Part I: Avengers, Made and Unmade

  1. Captain America: The First Avenger

  2. Iron Man

  3. The Incredible Hulk

  4. Thor

  5. Iron Man 2

  6. The Avengers

  7. Iron Man 3

  8. Captain America: Winter Soldier

  9. Thor: The Dark World

  10. Avengers: Age of Ultron

  11. Ant-Man

  12. Captain America: Civil War

Part II: Fallout, Earthly and Cosmic

  1. Black Widow (minus post-credits tag)

  2. Spider-Man: Homecoming

  3. Black Panther

  4. Ant-Man and the Wasp (minus mid-credits tag)

  5. Captain Marvel (minus mid-credits tag)

  6. Guardians of the Galaxy

  7. Guardians of the Galaxy: Vol. 2

  8. Doctor Strange

  9. Thor: Ragnarok

  10. Avengers: Infinity War

  11. Avengers: Endgame

  12. Spider-Man: Far From Home

What’s the logic? What are the benefits? Answers:

  • I like sequences organized by character, event, or theme. So, for example, in Part I there are two sets of three films in a row in which Stark (the man or the family name) is central: IM2–AV–IM3 and later AV2–AM–CA3. This keeps the focus on him and his character arc, as well as the consequences that spin out from decisions he makes. (In fact, Tony reappears two films later, in SM1 in Part II, then disappears for seven full movies. That’s good! It clears the path for others to make an impression.)

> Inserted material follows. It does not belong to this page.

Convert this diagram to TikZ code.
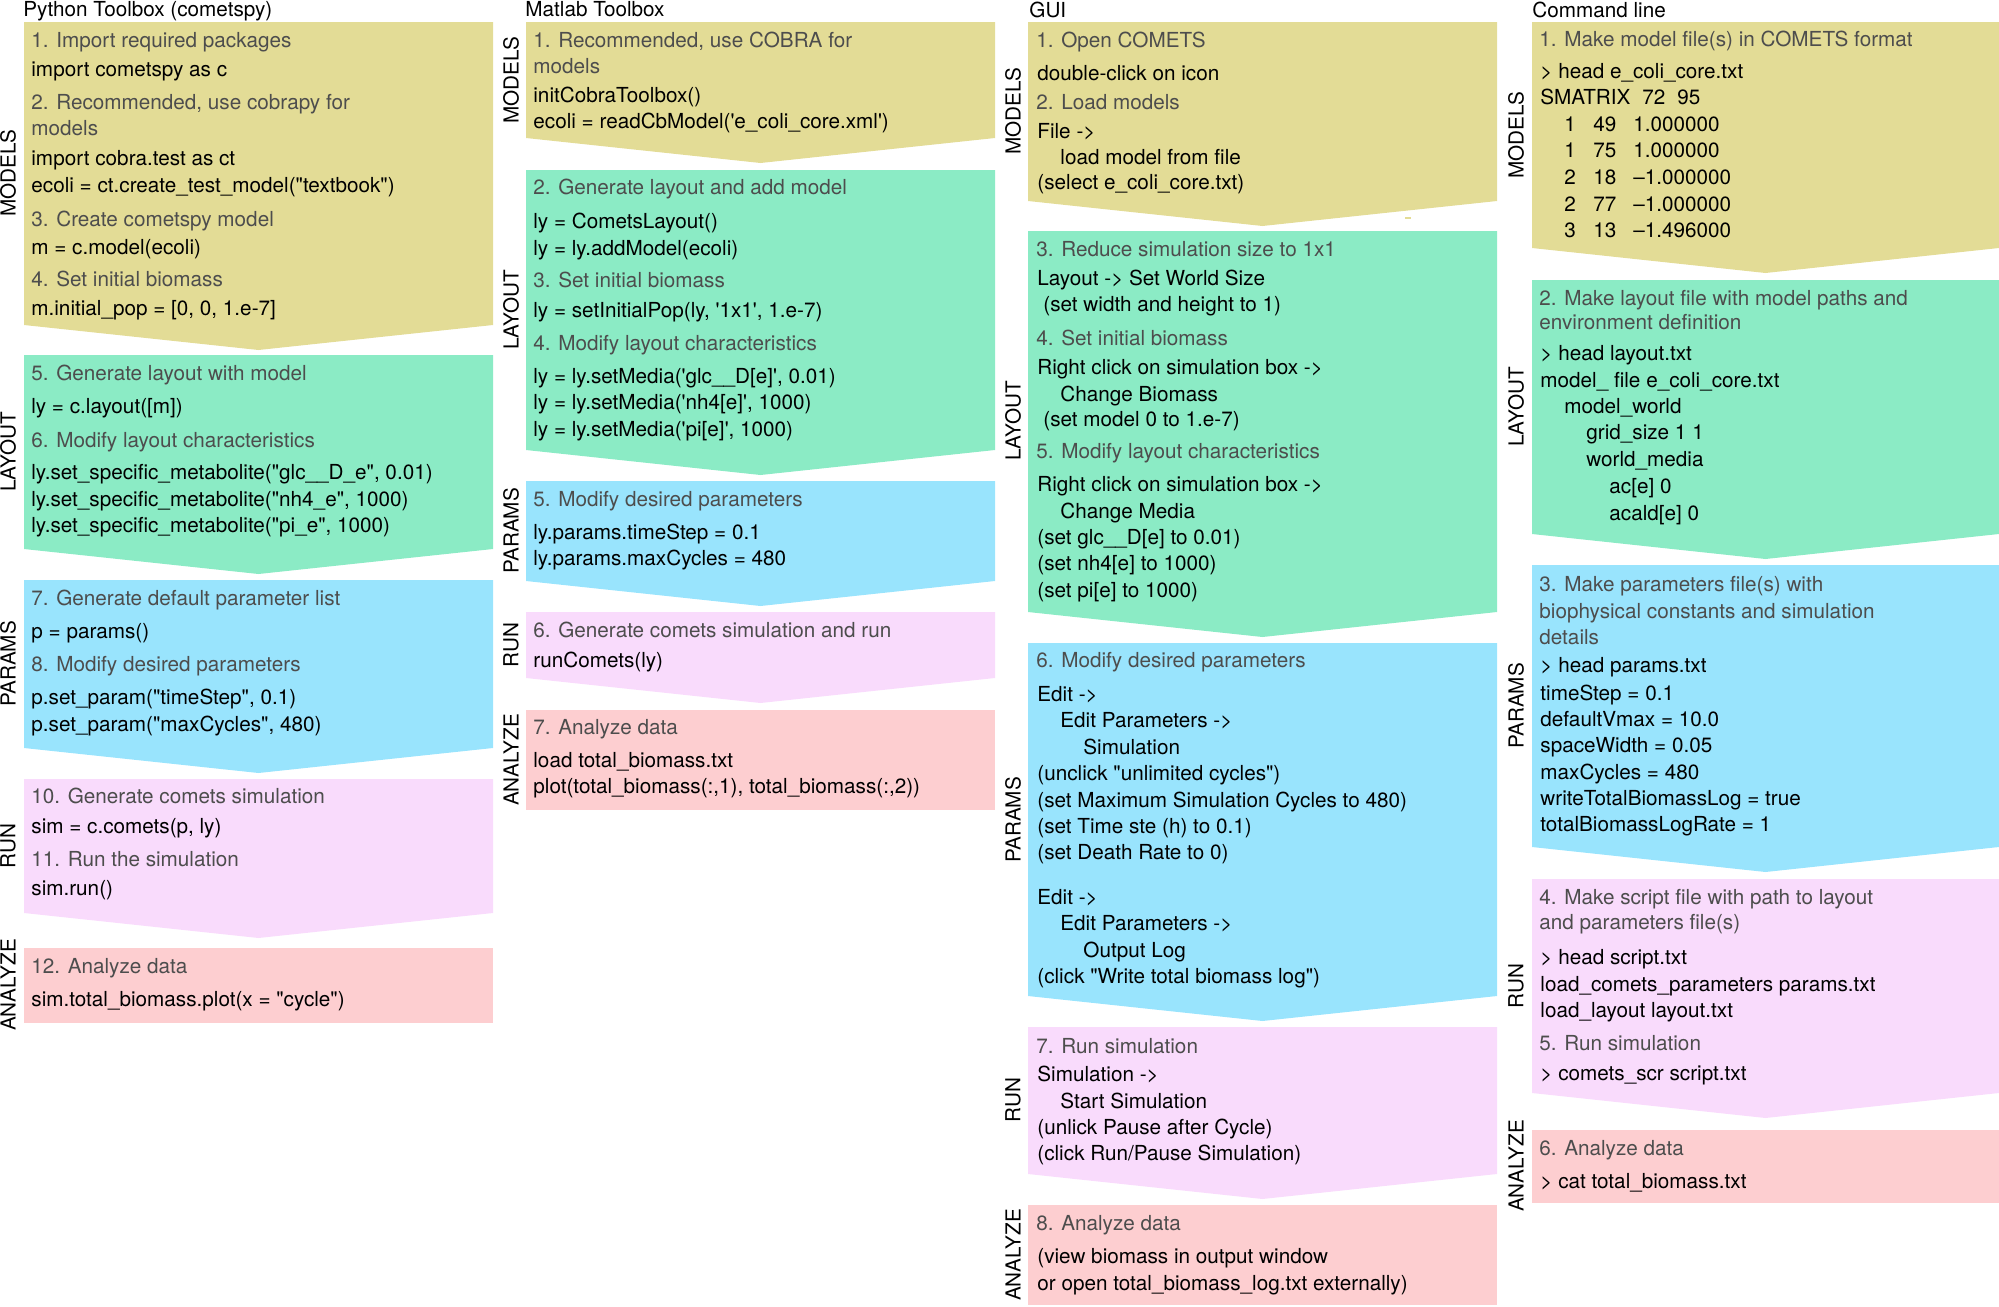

  • I like as well that the division of the 24-film sequence is divided evenly in two; that it focuses on the run-up to the creation of the Avengers and to its rather disastrous dissolution; and that in Part I, apart from two Thor films, it focuses entirely on Earth (and even those two Thor films spend time on Earth, too). It also makes clear that Thanos has basically no narrative role whatsoever in this run of films; Part II, accordingly, is all about (a) the fallout from the Avengers’ dispersal and (b) the slow march to Thanos’s grand entrance on the scene.

  • Part II contains, in effect, three mini-sequences: fallout from the events of CA3, while doing double duty as extended introductions to new, important characters; a more expansive look at the cosmic, celestial, and magical side to the universe; and the two-part Thanos epic as climax of all that came before (along with the SM2 epilogue in a minor key).

  • The opening of Part I and the closing of Part II form a sort of inclusio for the narrative arcs of both Steve Rogers (who is in five of the 12 films in Part I) and Tony Stark, both of whom are absent (minus Stark in SM1) for nine straight films in Part II. That’s fitting: we don’t see them for a good while, not only because we need to meet some other folks, but also because they’re separated from each other, and suffering the consequences.

  • The space sequence of CM–GG–GG2–DS–T3 as a five-film lead-in to AV3–AV4—plus having the latter two as a back-to-back double-header, rather than interrupted (as they were in real life) by AM2 and CM—is ideal. Ideal for world-building, for developing character and narrative momentum, for opening up the larger scope of the story and beginning to point to where it’s headed. It also makes clear that Thor is a part of that world more than he is of Earth’s, and that his story will continue beyond Thanos, unlike Rogers’ and Stark’s.

  • Also: Spider-Man stars in the final three-film sequence, and depending on the chronology of Shang-Chi and The Eternals, I could imagine SM3 coming hot on the heels of SM2, in which case you would get a straight shot of four movies in a row featuring everybody’s—especially my boys’—favorite teenage webslinger.

  • Finally, this arrangement of the MCU’s first 13 years makes a clean break both for the huge slate of new Disney+ shows (WandaVision, Falcon and the Winter Soldier, Loki, Hawkeye, Ms. Marvel, Moon Knight, Secret Invasion, She-Hulk, Armor Wars, Ironheart) and for the next Big Step into space, magic, aliens, and the multiverse. Knowing what’s ahead, then, it seems clear (to me at least) that there really are three major movements of the MCU, rather than four phases (governed by chronology and artificially timed/named Avengers films), and we are about to see that third major movement played out in the next three to four years. Given that Part II is all about fallout from Part I, it makes sense that Part III will in turn be all about fallout from Part II: Wanda’s grief and possible breaking-bad, Sam’s acceptance of the mantle/shield, Loki’s pruning from the sacred timeline and introduction to the TVA, Kang’s multiversal war, Quill’s search for Gamora, Yelena’s search for Clint, Clint’s training of a successor, Fury’s (and Monica’s) exploration of space, Carol’s encounter with Kamala, Strange’s adoption of Peter, Peter’s continued maturity … and did I mention the multiverse? Put all these characters and events and hours upon hours of plot together, and you’ve got a jam-packed Part III as a worthy sequel to the previous two Parts.

That, in any case, is how I see it. My boys are eating it up. I’m having a good time, too. Feel free to ignore. But if this is your thing, and you’ve got intrigued little ones, follow my lead and heed the Sacred Order.